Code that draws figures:
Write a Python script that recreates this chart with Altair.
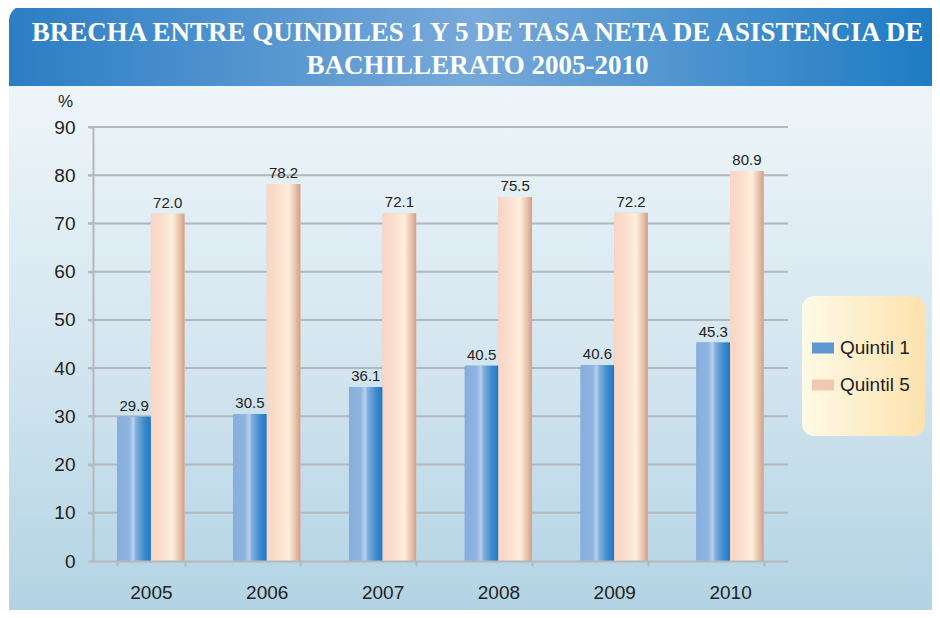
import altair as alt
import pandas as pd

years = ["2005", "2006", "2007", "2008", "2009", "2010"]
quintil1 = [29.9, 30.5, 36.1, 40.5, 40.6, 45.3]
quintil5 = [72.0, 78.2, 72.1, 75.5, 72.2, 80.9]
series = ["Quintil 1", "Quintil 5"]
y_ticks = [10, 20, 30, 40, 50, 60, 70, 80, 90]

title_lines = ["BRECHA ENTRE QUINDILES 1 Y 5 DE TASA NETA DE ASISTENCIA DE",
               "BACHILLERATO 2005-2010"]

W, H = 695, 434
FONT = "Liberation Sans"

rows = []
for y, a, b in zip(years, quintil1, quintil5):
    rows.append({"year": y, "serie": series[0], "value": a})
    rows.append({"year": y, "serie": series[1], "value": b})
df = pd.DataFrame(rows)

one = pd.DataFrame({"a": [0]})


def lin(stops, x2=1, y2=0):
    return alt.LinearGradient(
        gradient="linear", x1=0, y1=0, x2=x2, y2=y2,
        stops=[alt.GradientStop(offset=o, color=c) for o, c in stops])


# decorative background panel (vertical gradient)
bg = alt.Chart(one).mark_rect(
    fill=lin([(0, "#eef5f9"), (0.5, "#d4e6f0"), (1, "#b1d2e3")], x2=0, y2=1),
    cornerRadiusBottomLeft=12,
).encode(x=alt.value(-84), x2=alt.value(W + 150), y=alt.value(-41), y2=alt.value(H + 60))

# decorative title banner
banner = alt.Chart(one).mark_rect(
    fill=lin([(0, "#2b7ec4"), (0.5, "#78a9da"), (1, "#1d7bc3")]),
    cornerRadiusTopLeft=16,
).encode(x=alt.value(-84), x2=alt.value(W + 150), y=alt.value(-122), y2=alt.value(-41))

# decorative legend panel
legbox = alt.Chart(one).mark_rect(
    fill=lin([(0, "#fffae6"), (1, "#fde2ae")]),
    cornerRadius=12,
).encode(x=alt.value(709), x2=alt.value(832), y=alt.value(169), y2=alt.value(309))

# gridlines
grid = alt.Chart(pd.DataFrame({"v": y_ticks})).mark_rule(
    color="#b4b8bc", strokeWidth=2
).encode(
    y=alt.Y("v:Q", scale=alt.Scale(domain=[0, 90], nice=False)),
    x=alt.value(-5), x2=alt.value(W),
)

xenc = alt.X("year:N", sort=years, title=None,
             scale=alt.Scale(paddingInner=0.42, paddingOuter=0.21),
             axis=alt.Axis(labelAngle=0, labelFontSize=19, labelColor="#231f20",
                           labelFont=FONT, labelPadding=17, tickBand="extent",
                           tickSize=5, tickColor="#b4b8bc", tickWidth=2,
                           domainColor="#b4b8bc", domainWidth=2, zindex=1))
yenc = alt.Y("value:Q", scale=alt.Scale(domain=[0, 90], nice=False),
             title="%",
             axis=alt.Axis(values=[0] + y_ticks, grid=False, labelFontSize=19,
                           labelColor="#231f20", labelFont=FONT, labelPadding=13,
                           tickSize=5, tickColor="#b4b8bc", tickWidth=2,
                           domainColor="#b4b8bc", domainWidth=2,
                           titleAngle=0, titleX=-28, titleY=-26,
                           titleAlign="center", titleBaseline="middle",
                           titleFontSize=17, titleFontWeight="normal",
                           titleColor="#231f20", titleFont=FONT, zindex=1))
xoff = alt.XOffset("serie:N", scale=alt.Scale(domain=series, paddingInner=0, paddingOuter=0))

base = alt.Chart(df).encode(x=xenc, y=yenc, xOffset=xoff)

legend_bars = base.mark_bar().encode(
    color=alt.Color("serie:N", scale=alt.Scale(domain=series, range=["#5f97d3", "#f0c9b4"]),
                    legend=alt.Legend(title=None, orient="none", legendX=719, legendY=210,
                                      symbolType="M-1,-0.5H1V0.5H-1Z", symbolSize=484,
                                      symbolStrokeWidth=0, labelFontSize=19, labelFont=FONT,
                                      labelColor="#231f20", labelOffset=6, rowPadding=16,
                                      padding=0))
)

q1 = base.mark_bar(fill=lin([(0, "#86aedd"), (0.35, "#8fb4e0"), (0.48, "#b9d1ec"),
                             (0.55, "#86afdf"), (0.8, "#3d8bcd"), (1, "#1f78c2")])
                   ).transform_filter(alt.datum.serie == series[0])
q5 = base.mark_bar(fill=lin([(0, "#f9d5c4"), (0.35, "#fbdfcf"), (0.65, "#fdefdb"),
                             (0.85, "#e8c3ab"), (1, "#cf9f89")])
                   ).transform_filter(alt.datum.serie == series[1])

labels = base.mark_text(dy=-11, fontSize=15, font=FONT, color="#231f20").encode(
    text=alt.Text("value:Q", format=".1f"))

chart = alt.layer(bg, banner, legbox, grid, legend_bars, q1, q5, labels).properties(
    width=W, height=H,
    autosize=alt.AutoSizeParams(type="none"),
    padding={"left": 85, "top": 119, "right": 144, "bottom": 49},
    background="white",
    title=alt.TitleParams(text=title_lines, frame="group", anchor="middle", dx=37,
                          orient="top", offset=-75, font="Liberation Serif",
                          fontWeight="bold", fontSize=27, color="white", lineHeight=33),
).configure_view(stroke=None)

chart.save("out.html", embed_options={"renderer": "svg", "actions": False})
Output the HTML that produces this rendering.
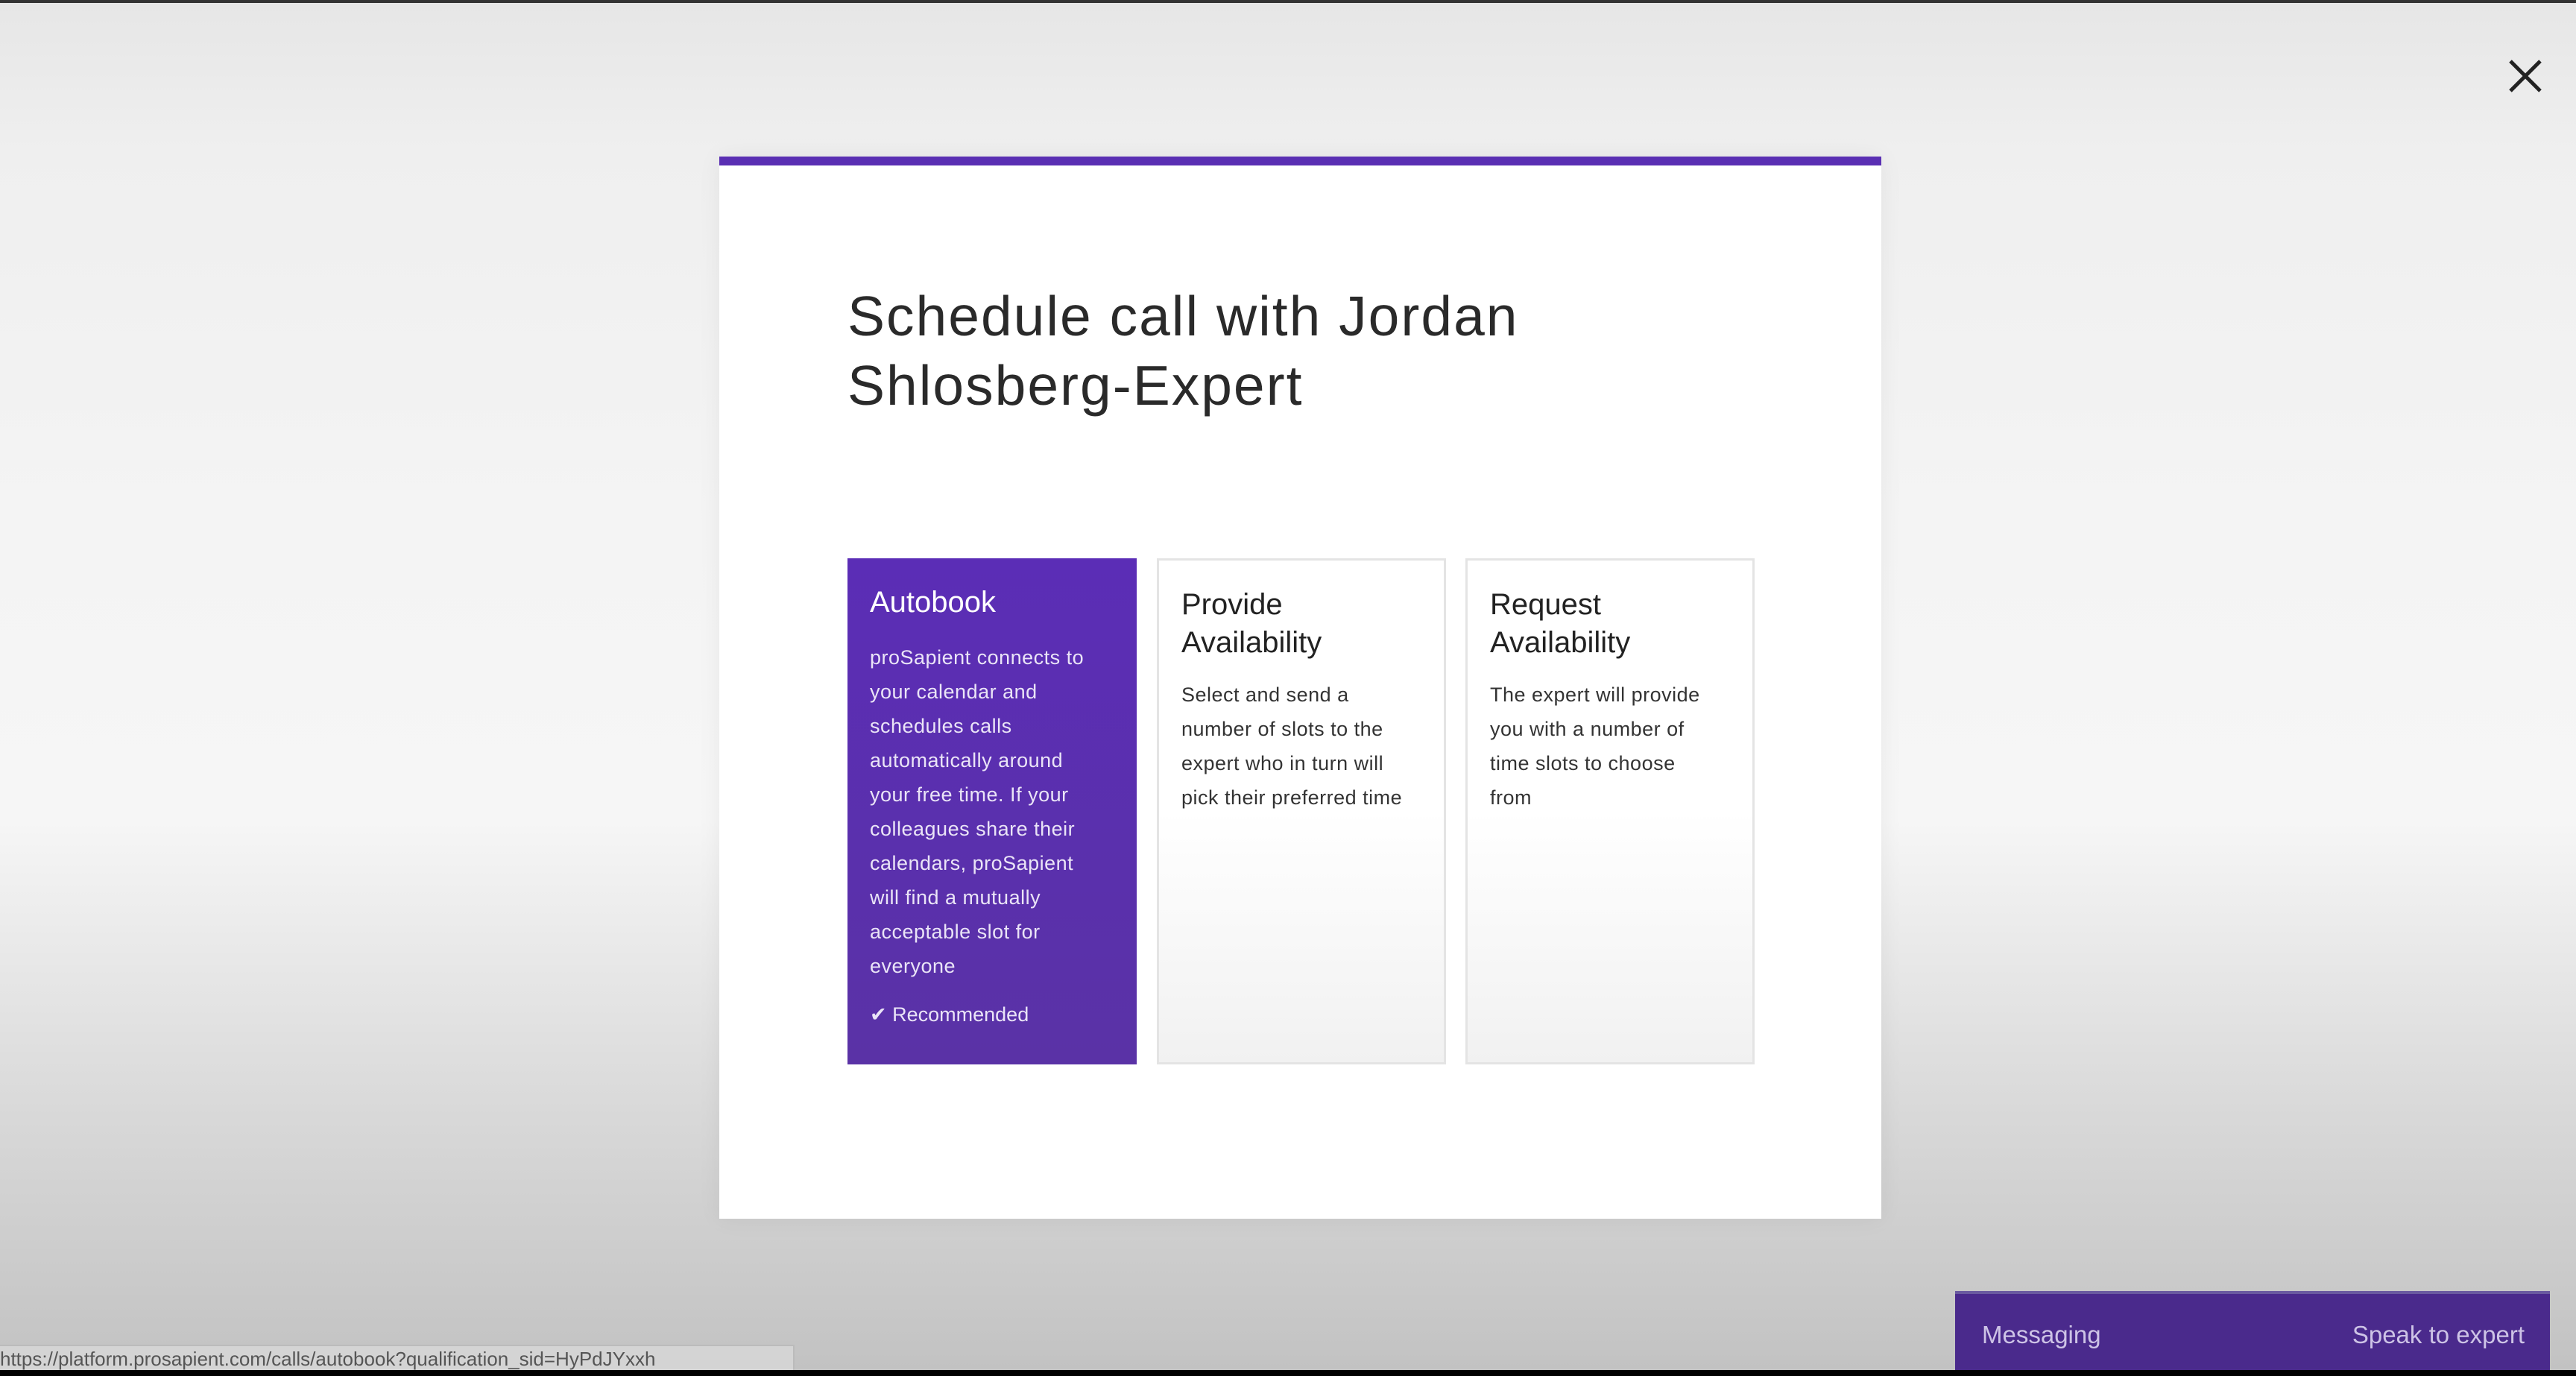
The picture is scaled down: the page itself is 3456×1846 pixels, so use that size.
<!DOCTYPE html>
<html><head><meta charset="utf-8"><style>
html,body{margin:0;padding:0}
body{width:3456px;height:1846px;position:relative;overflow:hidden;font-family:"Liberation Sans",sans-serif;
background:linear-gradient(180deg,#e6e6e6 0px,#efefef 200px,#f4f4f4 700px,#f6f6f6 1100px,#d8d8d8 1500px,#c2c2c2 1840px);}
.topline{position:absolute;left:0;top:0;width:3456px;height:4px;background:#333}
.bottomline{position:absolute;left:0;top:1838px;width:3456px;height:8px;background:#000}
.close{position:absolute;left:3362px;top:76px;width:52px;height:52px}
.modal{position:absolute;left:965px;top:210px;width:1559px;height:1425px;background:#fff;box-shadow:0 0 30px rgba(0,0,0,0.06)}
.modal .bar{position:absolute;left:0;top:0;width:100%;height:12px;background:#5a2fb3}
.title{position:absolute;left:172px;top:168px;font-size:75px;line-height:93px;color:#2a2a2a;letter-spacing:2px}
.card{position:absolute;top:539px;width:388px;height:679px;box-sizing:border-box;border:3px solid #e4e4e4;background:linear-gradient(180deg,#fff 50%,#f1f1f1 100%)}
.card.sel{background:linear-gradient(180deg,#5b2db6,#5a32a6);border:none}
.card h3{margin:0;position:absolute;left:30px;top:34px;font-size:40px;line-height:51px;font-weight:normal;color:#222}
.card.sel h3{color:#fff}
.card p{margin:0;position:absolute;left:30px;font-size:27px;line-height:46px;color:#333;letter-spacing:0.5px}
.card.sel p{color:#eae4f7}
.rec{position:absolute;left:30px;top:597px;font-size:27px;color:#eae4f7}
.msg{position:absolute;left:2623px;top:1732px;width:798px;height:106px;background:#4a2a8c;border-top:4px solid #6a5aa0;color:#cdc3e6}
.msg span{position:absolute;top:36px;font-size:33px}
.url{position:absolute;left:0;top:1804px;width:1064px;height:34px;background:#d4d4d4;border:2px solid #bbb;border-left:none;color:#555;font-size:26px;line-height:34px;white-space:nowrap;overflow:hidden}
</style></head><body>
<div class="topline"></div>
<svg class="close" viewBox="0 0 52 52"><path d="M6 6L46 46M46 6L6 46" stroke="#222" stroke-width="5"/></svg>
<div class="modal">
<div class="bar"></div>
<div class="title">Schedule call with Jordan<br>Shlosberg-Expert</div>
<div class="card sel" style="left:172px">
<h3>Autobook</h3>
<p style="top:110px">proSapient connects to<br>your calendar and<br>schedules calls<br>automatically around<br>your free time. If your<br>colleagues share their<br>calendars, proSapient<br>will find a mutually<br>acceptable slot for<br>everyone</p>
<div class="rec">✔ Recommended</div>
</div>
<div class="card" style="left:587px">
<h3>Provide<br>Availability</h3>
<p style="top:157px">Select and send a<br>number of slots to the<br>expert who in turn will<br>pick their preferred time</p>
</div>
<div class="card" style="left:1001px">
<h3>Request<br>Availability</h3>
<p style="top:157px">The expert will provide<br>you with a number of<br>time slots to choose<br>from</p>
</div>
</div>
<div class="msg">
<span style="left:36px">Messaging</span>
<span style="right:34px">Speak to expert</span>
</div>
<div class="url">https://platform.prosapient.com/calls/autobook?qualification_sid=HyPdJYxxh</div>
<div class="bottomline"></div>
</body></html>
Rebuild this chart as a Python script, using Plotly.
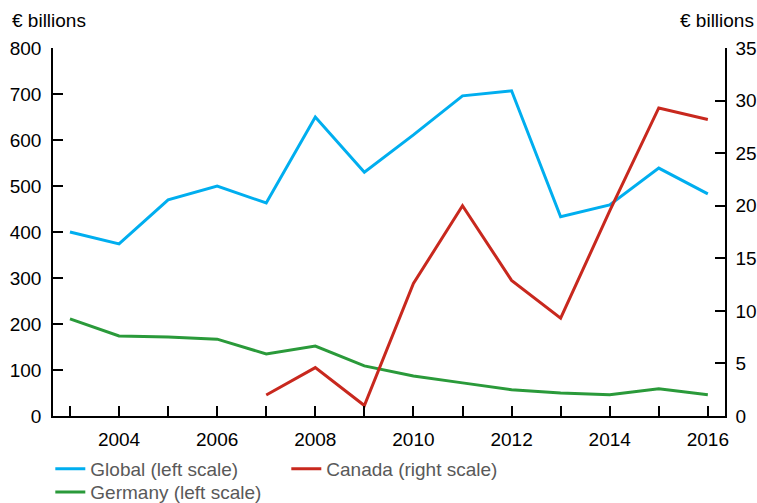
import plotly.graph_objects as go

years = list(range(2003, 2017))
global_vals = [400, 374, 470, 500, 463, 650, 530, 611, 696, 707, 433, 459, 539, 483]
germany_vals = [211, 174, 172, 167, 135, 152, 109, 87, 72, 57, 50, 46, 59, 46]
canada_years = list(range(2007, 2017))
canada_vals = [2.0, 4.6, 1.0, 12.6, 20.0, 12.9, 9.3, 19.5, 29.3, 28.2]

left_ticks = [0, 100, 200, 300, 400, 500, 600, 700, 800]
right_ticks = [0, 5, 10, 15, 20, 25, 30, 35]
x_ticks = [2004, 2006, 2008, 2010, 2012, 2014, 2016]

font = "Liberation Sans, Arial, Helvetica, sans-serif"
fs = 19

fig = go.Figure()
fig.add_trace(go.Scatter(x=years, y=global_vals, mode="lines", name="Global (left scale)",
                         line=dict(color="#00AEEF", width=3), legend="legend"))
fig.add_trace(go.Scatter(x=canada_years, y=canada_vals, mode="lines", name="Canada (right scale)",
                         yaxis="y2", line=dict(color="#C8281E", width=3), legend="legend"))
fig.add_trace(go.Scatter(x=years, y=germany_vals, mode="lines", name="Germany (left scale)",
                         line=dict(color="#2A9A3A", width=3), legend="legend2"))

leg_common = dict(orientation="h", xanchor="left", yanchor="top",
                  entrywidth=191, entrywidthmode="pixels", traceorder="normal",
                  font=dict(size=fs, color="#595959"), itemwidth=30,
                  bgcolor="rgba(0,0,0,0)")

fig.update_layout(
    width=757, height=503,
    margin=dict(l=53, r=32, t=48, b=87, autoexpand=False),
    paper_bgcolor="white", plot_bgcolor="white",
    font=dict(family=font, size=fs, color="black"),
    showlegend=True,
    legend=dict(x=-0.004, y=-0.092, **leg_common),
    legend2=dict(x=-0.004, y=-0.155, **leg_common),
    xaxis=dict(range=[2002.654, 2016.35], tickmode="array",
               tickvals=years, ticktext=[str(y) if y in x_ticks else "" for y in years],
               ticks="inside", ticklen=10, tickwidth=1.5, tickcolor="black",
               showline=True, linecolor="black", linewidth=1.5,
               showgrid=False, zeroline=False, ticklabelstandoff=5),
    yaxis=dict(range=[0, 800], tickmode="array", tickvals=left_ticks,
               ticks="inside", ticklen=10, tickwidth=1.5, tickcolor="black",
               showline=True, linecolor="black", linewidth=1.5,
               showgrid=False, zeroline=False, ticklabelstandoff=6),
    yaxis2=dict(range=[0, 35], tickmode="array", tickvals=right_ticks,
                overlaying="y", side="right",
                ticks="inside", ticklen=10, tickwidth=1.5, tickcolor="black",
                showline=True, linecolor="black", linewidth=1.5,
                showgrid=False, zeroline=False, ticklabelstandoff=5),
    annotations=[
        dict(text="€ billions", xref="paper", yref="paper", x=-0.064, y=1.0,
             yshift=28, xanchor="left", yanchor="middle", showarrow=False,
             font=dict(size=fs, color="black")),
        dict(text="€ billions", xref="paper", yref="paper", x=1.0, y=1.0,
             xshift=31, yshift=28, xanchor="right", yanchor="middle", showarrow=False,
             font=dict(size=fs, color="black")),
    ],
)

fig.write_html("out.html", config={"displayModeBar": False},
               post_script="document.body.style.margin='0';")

#### Given exercise:
Set down the records above word for word, from the first line through the line containing "import pandas as pd", both included; leave out the pictures.

#### Expected answer:
Write a Python script that recreates this chart with Altair.
import altair as alt
import pandas as pd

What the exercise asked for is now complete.